• INPUT DATA:
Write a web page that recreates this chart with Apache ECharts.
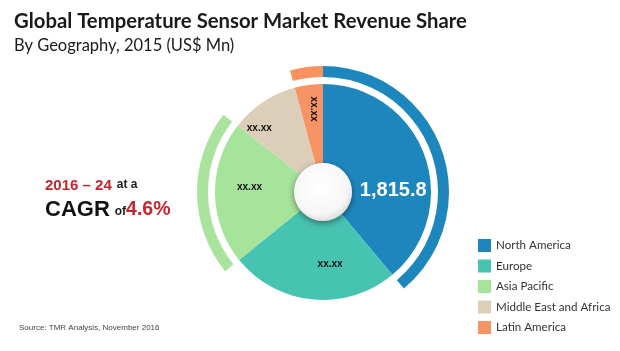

==

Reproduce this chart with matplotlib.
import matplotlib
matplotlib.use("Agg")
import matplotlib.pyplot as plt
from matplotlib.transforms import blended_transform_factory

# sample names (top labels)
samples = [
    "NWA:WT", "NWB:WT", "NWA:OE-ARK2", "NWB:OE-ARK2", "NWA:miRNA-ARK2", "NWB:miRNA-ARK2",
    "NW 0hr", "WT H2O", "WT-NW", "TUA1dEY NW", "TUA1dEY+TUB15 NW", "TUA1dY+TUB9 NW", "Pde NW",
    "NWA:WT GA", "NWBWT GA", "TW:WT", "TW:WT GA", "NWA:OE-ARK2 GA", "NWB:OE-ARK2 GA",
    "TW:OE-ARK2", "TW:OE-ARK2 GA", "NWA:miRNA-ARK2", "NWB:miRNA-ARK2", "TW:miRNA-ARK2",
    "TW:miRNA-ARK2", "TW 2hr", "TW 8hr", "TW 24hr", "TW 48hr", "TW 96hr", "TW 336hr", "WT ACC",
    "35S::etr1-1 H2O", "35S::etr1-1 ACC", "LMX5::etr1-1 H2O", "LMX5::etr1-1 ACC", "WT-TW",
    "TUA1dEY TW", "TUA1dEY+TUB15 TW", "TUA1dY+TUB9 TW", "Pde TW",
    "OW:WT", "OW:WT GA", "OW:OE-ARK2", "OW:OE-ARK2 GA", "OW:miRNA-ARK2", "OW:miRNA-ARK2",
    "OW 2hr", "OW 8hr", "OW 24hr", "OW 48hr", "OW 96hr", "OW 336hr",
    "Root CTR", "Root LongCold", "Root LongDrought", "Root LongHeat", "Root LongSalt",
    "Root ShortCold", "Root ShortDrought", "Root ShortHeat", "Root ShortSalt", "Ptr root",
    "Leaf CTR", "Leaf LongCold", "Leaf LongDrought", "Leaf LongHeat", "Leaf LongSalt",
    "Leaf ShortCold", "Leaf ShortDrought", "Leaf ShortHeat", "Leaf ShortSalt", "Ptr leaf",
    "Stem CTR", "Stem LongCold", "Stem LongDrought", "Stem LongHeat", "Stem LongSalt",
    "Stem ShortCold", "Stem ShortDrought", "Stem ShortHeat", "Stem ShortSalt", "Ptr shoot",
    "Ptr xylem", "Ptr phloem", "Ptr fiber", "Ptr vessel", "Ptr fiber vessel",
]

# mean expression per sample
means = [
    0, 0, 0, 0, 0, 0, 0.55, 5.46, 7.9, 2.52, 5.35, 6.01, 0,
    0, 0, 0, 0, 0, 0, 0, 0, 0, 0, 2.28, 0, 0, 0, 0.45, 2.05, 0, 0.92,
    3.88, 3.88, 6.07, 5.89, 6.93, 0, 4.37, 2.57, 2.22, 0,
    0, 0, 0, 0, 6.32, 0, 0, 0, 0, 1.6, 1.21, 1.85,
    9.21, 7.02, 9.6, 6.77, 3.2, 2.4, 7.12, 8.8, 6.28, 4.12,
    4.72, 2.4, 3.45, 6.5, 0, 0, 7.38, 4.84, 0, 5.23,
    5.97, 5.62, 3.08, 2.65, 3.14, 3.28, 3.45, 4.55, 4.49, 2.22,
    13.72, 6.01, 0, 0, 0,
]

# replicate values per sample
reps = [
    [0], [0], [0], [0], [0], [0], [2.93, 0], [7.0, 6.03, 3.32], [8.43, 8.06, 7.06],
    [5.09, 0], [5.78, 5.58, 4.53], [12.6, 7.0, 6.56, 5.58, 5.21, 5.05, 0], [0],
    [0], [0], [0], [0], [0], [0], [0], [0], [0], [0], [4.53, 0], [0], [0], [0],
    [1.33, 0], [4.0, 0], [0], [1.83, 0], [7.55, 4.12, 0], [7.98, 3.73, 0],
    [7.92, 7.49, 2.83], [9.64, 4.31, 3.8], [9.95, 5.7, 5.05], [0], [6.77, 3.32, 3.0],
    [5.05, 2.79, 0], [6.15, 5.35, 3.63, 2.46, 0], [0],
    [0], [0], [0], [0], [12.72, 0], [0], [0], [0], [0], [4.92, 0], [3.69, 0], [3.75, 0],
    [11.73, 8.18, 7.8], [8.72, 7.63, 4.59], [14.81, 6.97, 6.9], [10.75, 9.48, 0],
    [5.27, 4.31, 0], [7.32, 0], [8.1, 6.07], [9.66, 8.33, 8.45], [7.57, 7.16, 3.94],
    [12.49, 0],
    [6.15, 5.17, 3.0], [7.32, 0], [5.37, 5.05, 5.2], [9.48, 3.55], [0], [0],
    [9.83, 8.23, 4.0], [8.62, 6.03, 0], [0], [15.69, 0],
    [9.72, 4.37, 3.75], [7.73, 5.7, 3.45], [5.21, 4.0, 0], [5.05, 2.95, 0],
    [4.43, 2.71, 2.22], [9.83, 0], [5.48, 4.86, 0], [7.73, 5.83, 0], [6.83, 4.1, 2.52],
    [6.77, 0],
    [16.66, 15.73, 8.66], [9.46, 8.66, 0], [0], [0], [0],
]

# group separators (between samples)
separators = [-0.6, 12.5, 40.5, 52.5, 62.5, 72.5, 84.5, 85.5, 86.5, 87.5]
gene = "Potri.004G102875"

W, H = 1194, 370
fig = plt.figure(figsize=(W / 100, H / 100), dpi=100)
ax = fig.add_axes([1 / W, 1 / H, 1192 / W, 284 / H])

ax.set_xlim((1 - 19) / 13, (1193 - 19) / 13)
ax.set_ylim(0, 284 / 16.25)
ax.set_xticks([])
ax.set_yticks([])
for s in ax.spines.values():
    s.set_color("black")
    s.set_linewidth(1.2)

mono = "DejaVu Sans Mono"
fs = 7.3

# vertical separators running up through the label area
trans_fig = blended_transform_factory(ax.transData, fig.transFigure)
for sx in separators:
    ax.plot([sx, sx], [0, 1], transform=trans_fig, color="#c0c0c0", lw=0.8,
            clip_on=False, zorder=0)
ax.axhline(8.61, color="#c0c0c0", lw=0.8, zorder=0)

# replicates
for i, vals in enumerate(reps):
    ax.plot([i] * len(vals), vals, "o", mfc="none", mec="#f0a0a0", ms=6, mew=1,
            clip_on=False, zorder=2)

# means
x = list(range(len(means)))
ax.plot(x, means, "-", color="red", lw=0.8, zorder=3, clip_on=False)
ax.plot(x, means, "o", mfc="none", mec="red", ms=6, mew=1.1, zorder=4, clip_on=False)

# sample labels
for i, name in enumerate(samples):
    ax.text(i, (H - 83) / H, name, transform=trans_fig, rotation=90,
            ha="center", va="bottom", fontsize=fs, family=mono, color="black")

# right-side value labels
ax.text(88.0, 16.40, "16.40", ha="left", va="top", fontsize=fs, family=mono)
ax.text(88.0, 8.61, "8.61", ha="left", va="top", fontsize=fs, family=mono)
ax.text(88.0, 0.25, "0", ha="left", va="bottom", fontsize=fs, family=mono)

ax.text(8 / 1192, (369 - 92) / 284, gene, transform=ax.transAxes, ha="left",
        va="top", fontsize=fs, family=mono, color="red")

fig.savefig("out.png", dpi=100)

• DIRECTIONS:
Among the entries above, find the line with "Reproduce this chart with matplotlib." and the line with "from matplotlib.transforms import"; give again exactly these two lines and all lines between them.

• TASK RESULT:
Reproduce this chart with matplotlib.
import matplotlib
matplotlib.use("Agg")
import matplotlib.pyplot as plt
from matplotlib.transforms import blended_transform_factory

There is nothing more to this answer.